Poverty is a political issue, not a social issue. We have the wealth, we have the means of redistributing it, and we even have the will to do so; we just don’t have the justification. Our country is in a grip of an idealism that puts a primacy on so-called “hard-work” and tautologically insists if you don’t have anything, it must be because you didn’t work hard enough.

This is backwards logic, and literally harmful to those who have to suffer under the yoke of financial oppression. And new research shows that poverty is harmful to the brain. This is no longer a matter of haves versus have nots, or even those who deserve and those who don’t. This is a matter of ignoring the injuries suffered by those who were, against their will, born without privilege.

Define poverty however you like, but noise pollution, overcrowding, and meager access to nutrition can cause the impoverished to suffer from reduced brain health. These are the same poor that some politicians believe do not deserve access to good health care. Nevertheless, it’s these same poor who are the major contributors, through labor, of our gross national product. Its these same poor who, despite not having access to health care, pay for it.

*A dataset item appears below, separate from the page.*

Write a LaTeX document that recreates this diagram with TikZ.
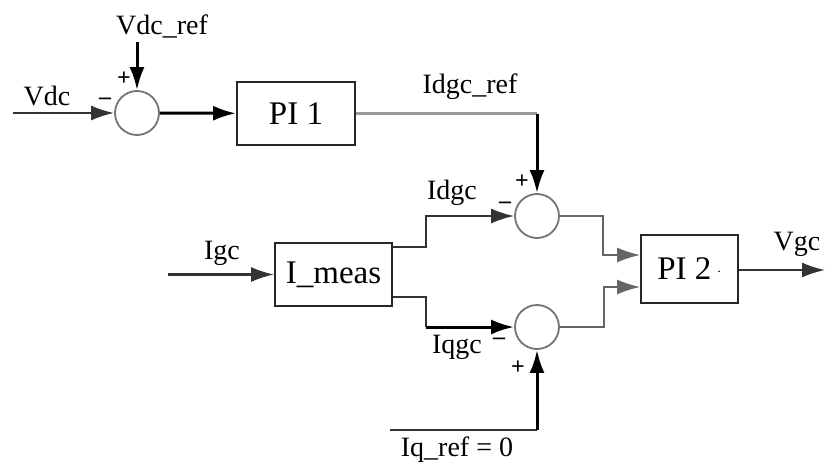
\documentclass[tikz,border=0pt]{standalone}
\usepackage{fontspec}
\setmainfont{Liberation Serif}
\usetikzlibrary{arrows.meta,calc}
\begin{document}
\begin{tikzpicture}[x=1pt,y=-1pt,
  blk/.style={draw=black!85,line width=1.8pt,minimum width=#1,inner sep=0pt,
    font=\fontsize{33}{36}\selectfont},
  sumnode/.style={draw=black!55,line width=1.8pt,circle,minimum size=44pt,inner sep=0pt},
  lbl/.style={inner sep=0pt,font=\fontsize{28}{30}\selectfont},
  sgn/.style={inner sep=0pt,font=\bfseries\fontsize{24}{26}\selectfont},
  thinline/.style={draw=black!80,line width=1.8pt},
  greyline/.style={draw=black!40,line width=2.2pt},
  thickline/.style={draw=black,line width=3pt},
  tip/.style={-{Latex[length=23pt,width=15pt]}},
]
\useasboundingbox (0,0) rectangle (825,466);

% blocks
\node[blk=118pt,minimum height=63pt] (pi1) at (296,113.5) {PI 1};
\node[blk=117pt,minimum height=63pt] (meas) at (333.5,274.5) {I\_meas};
\node[blk=97pt,minimum height=68pt] (pi2) at (689.5,269) {PI 2\,\raisebox{0.25ex}{\fontsize{14}{14}\selectfont·}};

% summing junctions
\node[sumnode] (s1) at (137,113) {};
\node[sumnode] (s2) at (537,216) {};
\node[sumnode] (s3) at (537,327) {};

% free ends
\coordinate (vdcin) at (13,113);
\coordinate (vrefin) at (137,42);
\coordinate (igcin) at (168,274.5);
\coordinate (iqin) at (390,430);
\coordinate (vgcout) at (825,270);

% DC-link voltage loop
\draw[thinline,line width=2.2pt,tip] (vdcin) -- (s1);
\draw[thickline,tip] (vrefin) -- (s1);
\draw[thickline,tip] (s1) -- (pi1);
\draw[greyline] (pi1) -- (s2 |- pi1);
\draw[thickline,tip] (s2 |- pi1) -- (s2);

% current measurement
\draw[thinline,line width=2.2pt,tip] (igcin) -- (meas);
\draw[thinline,tip] ([yshift=27.5pt]meas.east) -- ++(33,0) |- (s2.west);
\draw[thinline] ([yshift=-22.5pt]meas.east) -- ++(33,0) coordinate (qk) -- (qk |- s3);
\draw[thickline,tip] (qk |- s3) -- (s3.west);
\draw[thinline] (iqin) -- (s3 |- iqin);
\draw[thickline,tip] (s3 |- iqin) -- (s3);

% current controller
\draw[thinline,draw=black!60,tip] (s2.east) -- ++(43,0) |- ([yshift=14pt]pi2.west);
\draw[thinline,draw=black!60,tip] (s3.east) -- ++(44,0) |- ([yshift=-18pt]pi2.west);
\draw[thinline,tip] (pi2.east |- vgcout) -- (vgcout);

% labels
\node[lbl] (lvdc) at (47,96) {Vdc};
\node[lbl] (lvref) at (162,26) {Vdc\_ref};
\node[sgn] (p1) at (124,79) {+};
\node[sgn] (m1) at (105,101) {–};
\node[lbl] (lidref) at (470,87) {Idgc\_ref};
\node[lbl] (lid) at (452,193) {Idgc};
\node[sgn] (p2) at (522,182) {+};
\node[sgn] (m2) at (505,205) {–};
\node[lbl] (ligc) at (222,253) {Igc};
\node[lbl] (liq) at (457,347) {Iqgc};
\node[sgn] (m3) at (499,341) {–};
\node[sgn] (p3) at (518,368) {+};
\node[lbl] (liqref) at (457,450) {Iq\_ref = 0};
\node[lbl] (lvgc) at (797,244) {Vgc};
\end{tikzpicture}
\end{document}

The Great Brain Robbery is walking a thin line here, we realize, taking on a political issue and not discussing brain science. But science is, at the end of the day, merely a tool that we use to better our lives. The essential word there is “our.” This research which has found the extremely negative impact of poverty on the physiology of the brain should be a wake-up call. This is not an issue that can be mitigated by shifting our social paradigms. We’re not going to be able to justify a lopsided distribution of wealth and call it culture. We are allowing the dehumanization of our poor citizens, and it has to stop.